> RECORDED INFORMATION:
☆ ☆ ☆ ☆ ☆ ☆ ☆

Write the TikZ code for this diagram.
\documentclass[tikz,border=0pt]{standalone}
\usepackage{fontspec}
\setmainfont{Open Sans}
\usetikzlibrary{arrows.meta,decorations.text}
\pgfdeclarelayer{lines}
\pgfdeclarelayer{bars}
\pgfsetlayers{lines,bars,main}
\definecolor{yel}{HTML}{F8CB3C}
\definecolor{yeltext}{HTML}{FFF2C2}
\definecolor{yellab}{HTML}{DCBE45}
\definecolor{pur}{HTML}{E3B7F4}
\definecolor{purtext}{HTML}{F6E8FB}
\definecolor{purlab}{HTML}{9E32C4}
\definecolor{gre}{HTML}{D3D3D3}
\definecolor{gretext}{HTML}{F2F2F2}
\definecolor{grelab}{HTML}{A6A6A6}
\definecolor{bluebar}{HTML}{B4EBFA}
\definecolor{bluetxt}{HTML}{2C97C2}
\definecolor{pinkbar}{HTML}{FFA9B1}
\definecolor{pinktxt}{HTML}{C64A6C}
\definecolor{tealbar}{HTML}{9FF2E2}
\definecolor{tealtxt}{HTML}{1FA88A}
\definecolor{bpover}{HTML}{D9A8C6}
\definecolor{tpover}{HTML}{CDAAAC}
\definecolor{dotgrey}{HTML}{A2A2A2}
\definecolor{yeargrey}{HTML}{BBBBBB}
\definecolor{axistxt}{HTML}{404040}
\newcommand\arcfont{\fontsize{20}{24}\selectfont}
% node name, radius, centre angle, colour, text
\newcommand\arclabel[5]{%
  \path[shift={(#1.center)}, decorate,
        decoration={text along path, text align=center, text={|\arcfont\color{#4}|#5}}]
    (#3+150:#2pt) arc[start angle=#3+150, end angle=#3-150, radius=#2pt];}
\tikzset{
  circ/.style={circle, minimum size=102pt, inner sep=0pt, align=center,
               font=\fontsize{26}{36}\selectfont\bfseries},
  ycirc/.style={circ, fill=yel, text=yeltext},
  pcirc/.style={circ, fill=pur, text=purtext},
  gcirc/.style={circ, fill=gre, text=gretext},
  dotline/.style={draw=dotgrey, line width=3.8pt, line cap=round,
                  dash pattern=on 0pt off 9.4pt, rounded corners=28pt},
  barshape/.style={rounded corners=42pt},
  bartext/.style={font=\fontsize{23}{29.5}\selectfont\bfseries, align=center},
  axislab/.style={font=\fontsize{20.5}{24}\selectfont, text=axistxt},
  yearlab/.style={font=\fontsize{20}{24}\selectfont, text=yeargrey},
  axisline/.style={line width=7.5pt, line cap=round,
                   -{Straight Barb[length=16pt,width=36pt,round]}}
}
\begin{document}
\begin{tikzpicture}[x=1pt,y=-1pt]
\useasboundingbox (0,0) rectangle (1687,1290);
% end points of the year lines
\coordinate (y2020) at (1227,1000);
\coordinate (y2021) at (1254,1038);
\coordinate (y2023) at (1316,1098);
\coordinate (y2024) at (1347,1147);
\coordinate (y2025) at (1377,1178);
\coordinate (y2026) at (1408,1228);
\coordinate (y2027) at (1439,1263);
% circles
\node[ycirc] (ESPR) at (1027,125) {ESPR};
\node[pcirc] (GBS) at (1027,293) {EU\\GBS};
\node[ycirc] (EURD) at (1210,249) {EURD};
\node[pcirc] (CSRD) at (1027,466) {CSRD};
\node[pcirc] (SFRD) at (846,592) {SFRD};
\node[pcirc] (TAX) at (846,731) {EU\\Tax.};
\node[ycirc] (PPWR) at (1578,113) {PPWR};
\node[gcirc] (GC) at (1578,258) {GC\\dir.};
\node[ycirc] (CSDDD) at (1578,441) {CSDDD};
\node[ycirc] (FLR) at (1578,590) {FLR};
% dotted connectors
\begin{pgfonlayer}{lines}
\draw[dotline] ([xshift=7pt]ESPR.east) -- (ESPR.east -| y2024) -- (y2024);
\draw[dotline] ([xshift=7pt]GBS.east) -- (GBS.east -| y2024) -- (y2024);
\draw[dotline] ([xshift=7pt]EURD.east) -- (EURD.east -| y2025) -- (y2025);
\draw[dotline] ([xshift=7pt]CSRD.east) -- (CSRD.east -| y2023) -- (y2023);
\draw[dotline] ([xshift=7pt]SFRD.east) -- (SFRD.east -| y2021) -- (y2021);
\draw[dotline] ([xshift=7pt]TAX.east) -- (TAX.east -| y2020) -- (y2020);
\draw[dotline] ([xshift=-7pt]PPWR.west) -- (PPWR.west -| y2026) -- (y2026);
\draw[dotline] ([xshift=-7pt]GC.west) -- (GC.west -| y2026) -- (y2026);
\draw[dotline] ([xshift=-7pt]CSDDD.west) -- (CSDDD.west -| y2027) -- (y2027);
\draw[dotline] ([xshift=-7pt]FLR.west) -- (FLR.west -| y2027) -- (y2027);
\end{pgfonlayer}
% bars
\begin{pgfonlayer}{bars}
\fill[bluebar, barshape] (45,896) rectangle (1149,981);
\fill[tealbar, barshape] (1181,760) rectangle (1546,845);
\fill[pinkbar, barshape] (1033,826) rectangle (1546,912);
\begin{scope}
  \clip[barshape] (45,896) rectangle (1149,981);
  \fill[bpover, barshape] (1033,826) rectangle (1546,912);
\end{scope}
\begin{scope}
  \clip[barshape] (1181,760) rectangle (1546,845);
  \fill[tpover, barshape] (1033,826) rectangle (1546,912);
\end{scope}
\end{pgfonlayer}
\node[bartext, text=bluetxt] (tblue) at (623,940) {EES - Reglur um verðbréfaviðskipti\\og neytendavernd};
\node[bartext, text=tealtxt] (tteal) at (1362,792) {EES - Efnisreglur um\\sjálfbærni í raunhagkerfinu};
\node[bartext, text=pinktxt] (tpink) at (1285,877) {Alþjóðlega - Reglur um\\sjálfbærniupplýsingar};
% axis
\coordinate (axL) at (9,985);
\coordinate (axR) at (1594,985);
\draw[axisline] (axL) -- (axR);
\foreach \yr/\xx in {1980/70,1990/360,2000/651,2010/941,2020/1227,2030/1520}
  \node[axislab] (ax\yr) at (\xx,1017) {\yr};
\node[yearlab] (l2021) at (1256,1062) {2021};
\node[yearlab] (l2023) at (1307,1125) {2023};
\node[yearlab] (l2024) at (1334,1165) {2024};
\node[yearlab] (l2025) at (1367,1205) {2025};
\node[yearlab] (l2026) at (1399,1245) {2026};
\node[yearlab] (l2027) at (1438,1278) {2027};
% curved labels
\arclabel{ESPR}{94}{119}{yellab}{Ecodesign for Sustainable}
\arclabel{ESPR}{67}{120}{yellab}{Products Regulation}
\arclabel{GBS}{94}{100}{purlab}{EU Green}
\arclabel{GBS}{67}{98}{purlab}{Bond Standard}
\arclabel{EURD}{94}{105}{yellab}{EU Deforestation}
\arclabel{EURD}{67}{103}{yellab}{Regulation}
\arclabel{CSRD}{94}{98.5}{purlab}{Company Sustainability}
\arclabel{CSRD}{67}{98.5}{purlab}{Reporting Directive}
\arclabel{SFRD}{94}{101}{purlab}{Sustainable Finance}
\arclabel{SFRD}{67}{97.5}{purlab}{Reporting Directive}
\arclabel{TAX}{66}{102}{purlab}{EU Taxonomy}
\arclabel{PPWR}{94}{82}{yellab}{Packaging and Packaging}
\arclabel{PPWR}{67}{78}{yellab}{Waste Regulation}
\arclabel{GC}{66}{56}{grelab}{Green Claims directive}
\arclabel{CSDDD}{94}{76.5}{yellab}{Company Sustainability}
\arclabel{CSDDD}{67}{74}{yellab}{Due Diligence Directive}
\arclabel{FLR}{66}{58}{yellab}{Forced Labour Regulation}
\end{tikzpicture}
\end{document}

☆ ☆ ☆ ☆ ☆ ☆ ☆

> TASK PROMPT:
Retype the material in full, character for character.

> FULL RESPONSE:
Write the TikZ code for this diagram.
\documentclass[tikz,border=0pt]{standalone}
\usepackage{fontspec}
\setmainfont{Open Sans}
\usetikzlibrary{arrows.meta,decorations.text}
\pgfdeclarelayer{lines}
\pgfdeclarelayer{bars}
\pgfsetlayers{lines,bars,main}
\definecolor{yel}{HTML}{F8CB3C}
\definecolor{yeltext}{HTML}{FFF2C2}
\definecolor{yellab}{HTML}{DCBE45}
\definecolor{pur}{HTML}{E3B7F4}
\definecolor{purtext}{HTML}{F6E8FB}
\definecolor{purlab}{HTML}{9E32C4}
\definecolor{gre}{HTML}{D3D3D3}
\definecolor{gretext}{HTML}{F2F2F2}
\definecolor{grelab}{HTML}{A6A6A6}
\definecolor{bluebar}{HTML}{B4EBFA}
\definecolor{bluetxt}{HTML}{2C97C2}
\definecolor{pinkbar}{HTML}{FFA9B1}
\definecolor{pinktxt}{HTML}{C64A6C}
\definecolor{tealbar}{HTML}{9FF2E2}
\definecolor{tealtxt}{HTML}{1FA88A}
\definecolor{bpover}{HTML}{D9A8C6}
\definecolor{tpover}{HTML}{CDAAAC}
\definecolor{dotgrey}{HTML}{A2A2A2}
\definecolor{yeargrey}{HTML}{BBBBBB}
\definecolor{axistxt}{HTML}{404040}
\newcommand\arcfont{\fontsize{20}{24}\selectfont}
% node name, radius, centre angle, colour, text
\newcommand\arclabel[5]{%
  \path[shift={(#1.center)}, decorate,
        decoration={text along path, text align=center, text={|\arcfont\color{#4}|#5}}]
    (#3+150:#2pt) arc[start angle=#3+150, end angle=#3-150, radius=#2pt];}
\tikzset{
  circ/.style={circle, minimum size=102pt, inner sep=0pt, align=center,
               font=\fontsize{26}{36}\selectfont\bfseries},
  ycirc/.style={circ, fill=yel, text=yeltext},
  pcirc/.style={circ, fill=pur, text=purtext},
  gcirc/.style={circ, fill=gre, text=gretext},
  dotline/.style={draw=dotgrey, line width=3.8pt, line cap=round,
                  dash pattern=on 0pt off 9.4pt, rounded corners=28pt},
  barshape/.style={rounded corners=42pt},
  bartext/.style={font=\fontsize{23}{29.5}\selectfont\bfseries, align=center},
  axislab/.style={font=\fontsize{20.5}{24}\selectfont, text=axistxt},
  yearlab/.style={font=\fontsize{20}{24}\selectfont, text=yeargrey},
  axisline/.style={line width=7.5pt, line cap=round,
                   -{Straight Barb[length=16pt,width=36pt,round]}}
}
\begin{document}
\begin{tikzpicture}[x=1pt,y=-1pt]
\useasboundingbox (0,0) rectangle (1687,1290);
% end points of the year lines
\coordinate (y2020) at (1227,1000);
\coordinate (y2021) at (1254,1038);
\coordinate (y2023) at (1316,1098);
\coordinate (y2024) at (1347,1147);
\coordinate (y2025) at (1377,1178);
\coordinate (y2026) at (1408,1228);
\coordinate (y2027) at (1439,1263);
% circles
\node[ycirc] (ESPR) at (1027,125) {ESPR};
\node[pcirc] (GBS) at (1027,293) {EU\\GBS};
\node[ycirc] (EURD) at (1210,249) {EURD};
\node[pcirc] (CSRD) at (1027,466) {CSRD};
\node[pcirc] (SFRD) at (846,592) {SFRD};
\node[pcirc] (TAX) at (846,731) {EU\\Tax.};
\node[ycirc] (PPWR) at (1578,113) {PPWR};
\node[gcirc] (GC) at (1578,258) {GC\\dir.};
\node[ycirc] (CSDDD) at (1578,441) {CSDDD};
\node[ycirc] (FLR) at (1578,590) {FLR};
% dotted connectors
\begin{pgfonlayer}{lines}
\draw[dotline] ([xshift=7pt]ESPR.east) -- (ESPR.east -| y2024) -- (y2024);
\draw[dotline] ([xshift=7pt]GBS.east) -- (GBS.east -| y2024) -- (y2024);
\draw[dotline] ([xshift=7pt]EURD.east) -- (EURD.east -| y2025) -- (y2025);
\draw[dotline] ([xshift=7pt]CSRD.east) -- (CSRD.east -| y2023) -- (y2023);
\draw[dotline] ([xshift=7pt]SFRD.east) -- (SFRD.east -| y2021) -- (y2021);
\draw[dotline] ([xshift=7pt]TAX.east) -- (TAX.east -| y2020) -- (y2020);
\draw[dotline] ([xshift=-7pt]PPWR.west) -- (PPWR.west -| y2026) -- (y2026);
\draw[dotline] ([xshift=-7pt]GC.west) -- (GC.west -| y2026) -- (y2026);
\draw[dotline] ([xshift=-7pt]CSDDD.west) -- (CSDDD.west -| y2027) -- (y2027);
\draw[dotline] ([xshift=-7pt]FLR.west) -- (FLR.west -| y2027) -- (y2027);
\end{pgfonlayer}
% bars
\begin{pgfonlayer}{bars}
\fill[bluebar, barshape] (45,896) rectangle (1149,981);
\fill[tealbar, barshape] (1181,760) rectangle (1546,845);
\fill[pinkbar, barshape] (1033,826) rectangle (1546,912);
\begin{scope}
  \clip[barshape] (45,896) rectangle (1149,981);
  \fill[bpover, barshape] (1033,826) rectangle (1546,912);
\end{scope}
\begin{scope}
  \clip[barshape] (1181,760) rectangle (1546,845);
  \fill[tpover, barshape] (1033,826) rectangle (1546,912);
\end{scope}
\end{pgfonlayer}
\node[bartext, text=bluetxt] (tblue) at (623,940) {EES - Reglur um verðbréfaviðskipti\\og neytendavernd};
\node[bartext, text=tealtxt] (tteal) at (1362,792) {EES - Efnisreglur um\\sjálfbærni í raunhagkerfinu};
\node[bartext, text=pinktxt] (tpink) at (1285,877) {Alþjóðlega - Reglur um\\sjálfbærniupplýsingar};
% axis
\coordinate (axL) at (9,985);
\coordinate (axR) at (1594,985);
\draw[axisline] (axL) -- (axR);
\foreach \yr/\xx in {1980/70,1990/360,2000/651,2010/941,2020/1227,2030/1520}
  \node[axislab] (ax\yr) at (\xx,1017) {\yr};
\node[yearlab] (l2021) at (1256,1062) {2021};
\node[yearlab] (l2023) at (1307,1125) {2023};
\node[yearlab] (l2024) at (1334,1165) {2024};
\node[yearlab] (l2025) at (1367,1205) {2025};
\node[yearlab] (l2026) at (1399,1245) {2026};
\node[yearlab] (l2027) at (1438,1278) {2027};
% curved labels
\arclabel{ESPR}{94}{119}{yellab}{Ecodesign for Sustainable}
\arclabel{ESPR}{67}{120}{yellab}{Products Regulation}
\arclabel{GBS}{94}{100}{purlab}{EU Green}
\arclabel{GBS}{67}{98}{purlab}{Bond Standard}
\arclabel{EURD}{94}{105}{yellab}{EU Deforestation}
\arclabel{EURD}{67}{103}{yellab}{Regulation}
\arclabel{CSRD}{94}{98.5}{purlab}{Company Sustainability}
\arclabel{CSRD}{67}{98.5}{purlab}{Reporting Directive}
\arclabel{SFRD}{94}{101}{purlab}{Sustainable Finance}
\arclabel{SFRD}{67}{97.5}{purlab}{Reporting Directive}
\arclabel{TAX}{66}{102}{purlab}{EU Taxonomy}
\arclabel{PPWR}{94}{82}{yellab}{Packaging and Packaging}
\arclabel{PPWR}{67}{78}{yellab}{Waste Regulation}
\arclabel{GC}{66}{56}{grelab}{Green Claims directive}
\arclabel{CSDDD}{94}{76.5}{yellab}{Company Sustainability}
\arclabel{CSDDD}{67}{74}{yellab}{Due Diligence Directive}
\arclabel{FLR}{66}{58}{yellab}{Forced Labour Regulation}
\end{tikzpicture}
\end{document}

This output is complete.